** START EXERCISE DATA **

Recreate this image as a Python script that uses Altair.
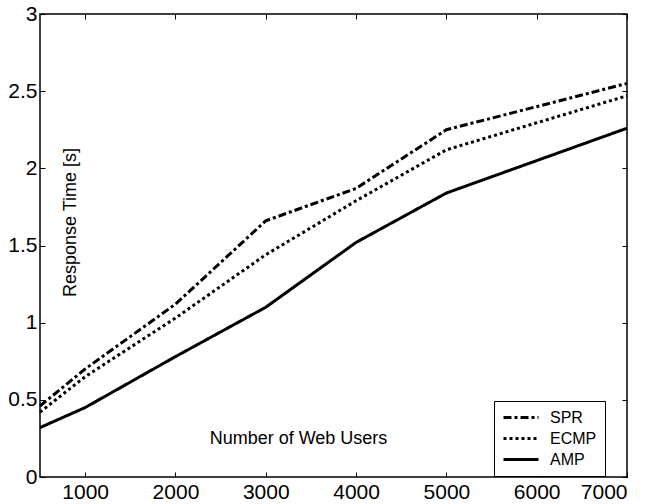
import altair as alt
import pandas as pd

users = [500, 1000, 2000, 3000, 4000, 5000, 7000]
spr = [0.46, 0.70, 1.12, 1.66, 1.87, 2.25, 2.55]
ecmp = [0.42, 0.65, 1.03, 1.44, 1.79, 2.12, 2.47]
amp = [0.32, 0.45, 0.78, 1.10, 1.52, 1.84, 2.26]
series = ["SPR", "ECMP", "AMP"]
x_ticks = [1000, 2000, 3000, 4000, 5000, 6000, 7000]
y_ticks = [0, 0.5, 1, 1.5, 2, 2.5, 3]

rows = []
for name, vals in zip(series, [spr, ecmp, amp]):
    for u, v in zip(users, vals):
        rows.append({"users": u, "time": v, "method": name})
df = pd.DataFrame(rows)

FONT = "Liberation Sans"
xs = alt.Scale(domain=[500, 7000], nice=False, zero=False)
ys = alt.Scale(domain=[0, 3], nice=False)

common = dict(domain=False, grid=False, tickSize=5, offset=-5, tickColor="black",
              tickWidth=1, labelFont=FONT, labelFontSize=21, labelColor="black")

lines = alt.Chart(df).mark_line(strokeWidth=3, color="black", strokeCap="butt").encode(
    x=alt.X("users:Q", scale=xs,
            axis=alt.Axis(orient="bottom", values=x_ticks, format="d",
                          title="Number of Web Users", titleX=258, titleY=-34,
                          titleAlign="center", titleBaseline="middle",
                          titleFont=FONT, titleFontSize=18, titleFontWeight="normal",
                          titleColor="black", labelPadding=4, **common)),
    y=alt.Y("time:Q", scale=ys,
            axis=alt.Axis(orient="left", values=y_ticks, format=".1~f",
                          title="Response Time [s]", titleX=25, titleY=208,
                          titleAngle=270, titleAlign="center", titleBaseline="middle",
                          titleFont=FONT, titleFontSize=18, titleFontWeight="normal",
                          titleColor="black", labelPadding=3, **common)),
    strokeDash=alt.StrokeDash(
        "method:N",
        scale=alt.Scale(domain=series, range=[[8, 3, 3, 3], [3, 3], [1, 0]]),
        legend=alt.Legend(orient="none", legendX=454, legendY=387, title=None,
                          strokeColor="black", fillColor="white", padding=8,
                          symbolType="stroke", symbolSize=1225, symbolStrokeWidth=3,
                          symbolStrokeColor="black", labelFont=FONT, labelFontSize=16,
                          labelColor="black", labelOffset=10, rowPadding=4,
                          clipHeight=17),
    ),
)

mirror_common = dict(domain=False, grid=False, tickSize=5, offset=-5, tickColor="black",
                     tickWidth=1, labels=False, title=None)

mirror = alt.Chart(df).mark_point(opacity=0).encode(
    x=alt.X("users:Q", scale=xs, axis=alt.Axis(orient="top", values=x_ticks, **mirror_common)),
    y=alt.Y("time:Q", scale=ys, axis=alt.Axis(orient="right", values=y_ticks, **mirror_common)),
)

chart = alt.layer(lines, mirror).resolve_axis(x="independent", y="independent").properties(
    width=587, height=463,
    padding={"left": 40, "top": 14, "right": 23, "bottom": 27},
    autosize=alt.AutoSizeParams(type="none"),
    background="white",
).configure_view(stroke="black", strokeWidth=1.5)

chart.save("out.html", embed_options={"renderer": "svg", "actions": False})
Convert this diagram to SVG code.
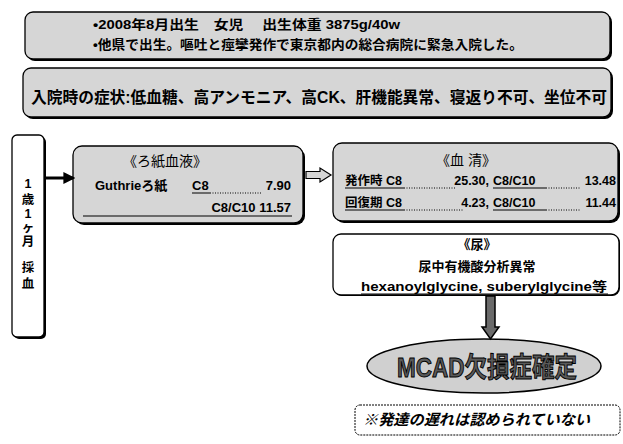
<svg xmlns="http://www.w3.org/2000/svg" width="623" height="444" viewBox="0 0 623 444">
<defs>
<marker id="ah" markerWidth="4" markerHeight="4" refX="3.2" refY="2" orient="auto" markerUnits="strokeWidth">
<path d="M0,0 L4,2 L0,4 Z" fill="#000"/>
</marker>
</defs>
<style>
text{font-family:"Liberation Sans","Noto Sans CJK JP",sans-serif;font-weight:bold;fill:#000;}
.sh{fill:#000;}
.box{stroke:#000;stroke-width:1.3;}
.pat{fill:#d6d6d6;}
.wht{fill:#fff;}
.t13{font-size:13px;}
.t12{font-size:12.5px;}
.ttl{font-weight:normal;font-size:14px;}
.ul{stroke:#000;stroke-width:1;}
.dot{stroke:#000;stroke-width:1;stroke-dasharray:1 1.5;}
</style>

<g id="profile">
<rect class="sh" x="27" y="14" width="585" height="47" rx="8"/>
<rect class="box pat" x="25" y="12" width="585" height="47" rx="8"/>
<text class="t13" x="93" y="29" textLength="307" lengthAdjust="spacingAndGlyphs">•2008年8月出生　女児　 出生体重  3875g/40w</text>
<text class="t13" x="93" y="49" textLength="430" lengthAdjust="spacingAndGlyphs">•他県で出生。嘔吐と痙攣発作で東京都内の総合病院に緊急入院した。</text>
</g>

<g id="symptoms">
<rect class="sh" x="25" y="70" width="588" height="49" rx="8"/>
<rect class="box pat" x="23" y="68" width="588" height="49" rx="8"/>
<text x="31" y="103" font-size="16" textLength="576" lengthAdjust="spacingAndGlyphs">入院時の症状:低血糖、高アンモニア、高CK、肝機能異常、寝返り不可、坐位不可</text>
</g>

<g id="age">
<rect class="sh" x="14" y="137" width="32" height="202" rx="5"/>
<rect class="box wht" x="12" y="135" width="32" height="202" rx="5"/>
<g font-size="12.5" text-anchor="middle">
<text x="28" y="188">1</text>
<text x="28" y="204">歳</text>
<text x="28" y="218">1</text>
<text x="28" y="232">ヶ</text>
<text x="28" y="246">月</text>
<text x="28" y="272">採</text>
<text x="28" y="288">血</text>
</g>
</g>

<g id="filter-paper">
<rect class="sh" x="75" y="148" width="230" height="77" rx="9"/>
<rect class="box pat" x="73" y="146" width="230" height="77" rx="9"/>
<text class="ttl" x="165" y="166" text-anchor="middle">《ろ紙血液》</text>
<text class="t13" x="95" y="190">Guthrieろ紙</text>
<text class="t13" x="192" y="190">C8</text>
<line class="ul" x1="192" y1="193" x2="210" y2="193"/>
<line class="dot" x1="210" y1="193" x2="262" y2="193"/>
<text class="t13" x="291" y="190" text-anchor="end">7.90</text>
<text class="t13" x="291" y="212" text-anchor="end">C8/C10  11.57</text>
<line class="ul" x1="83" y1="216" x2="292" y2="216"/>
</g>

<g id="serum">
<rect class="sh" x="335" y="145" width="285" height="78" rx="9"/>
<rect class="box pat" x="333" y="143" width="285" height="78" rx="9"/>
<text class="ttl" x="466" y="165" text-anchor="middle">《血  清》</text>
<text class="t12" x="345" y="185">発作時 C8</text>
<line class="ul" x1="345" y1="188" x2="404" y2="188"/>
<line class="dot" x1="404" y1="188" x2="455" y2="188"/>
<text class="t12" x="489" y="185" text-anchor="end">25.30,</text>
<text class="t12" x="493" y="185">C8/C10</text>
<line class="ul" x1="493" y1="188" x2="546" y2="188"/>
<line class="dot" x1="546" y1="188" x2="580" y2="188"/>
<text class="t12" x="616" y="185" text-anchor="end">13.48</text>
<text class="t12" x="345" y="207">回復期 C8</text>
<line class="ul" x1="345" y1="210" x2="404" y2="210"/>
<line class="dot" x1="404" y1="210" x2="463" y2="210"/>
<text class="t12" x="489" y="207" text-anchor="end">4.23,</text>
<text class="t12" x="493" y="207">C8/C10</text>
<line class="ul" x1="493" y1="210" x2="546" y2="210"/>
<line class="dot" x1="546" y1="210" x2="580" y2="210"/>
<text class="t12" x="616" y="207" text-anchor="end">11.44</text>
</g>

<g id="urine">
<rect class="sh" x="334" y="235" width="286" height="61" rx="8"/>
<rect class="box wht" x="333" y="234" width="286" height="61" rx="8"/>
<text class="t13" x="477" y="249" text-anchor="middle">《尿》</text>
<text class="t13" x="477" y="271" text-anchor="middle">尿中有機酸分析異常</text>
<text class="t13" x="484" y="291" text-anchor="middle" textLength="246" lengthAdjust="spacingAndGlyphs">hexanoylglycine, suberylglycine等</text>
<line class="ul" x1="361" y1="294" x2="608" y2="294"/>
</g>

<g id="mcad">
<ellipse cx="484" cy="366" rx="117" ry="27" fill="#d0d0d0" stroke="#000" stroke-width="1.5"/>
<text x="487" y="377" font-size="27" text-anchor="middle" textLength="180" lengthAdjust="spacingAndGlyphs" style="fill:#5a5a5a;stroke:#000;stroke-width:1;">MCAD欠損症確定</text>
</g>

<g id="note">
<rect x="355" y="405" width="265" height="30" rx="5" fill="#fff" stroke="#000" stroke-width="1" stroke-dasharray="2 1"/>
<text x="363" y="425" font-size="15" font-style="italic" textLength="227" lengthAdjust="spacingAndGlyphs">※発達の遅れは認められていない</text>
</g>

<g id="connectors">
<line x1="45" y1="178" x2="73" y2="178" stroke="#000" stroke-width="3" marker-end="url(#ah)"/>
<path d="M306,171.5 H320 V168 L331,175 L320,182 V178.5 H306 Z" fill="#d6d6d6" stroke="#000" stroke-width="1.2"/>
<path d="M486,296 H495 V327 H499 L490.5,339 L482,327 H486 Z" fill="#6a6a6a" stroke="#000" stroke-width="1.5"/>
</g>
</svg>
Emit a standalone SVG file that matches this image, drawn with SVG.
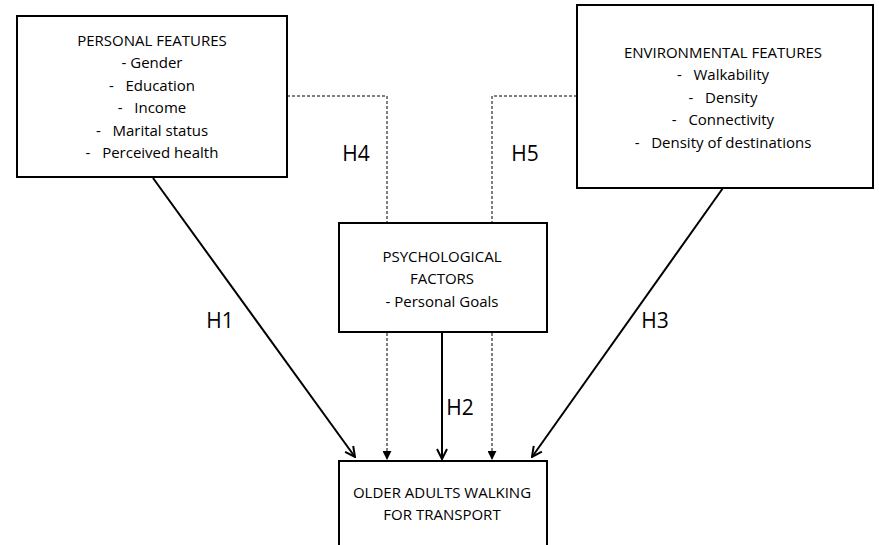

** END EXERCISE DATA **

AIM
Filter out all lines lacking the word "image" and copy the rest.

ANSWER BELOW
Recreate this image as a Python script that uses Altair.
Emit a standalone SVG file that matches this image, drawn with SVG.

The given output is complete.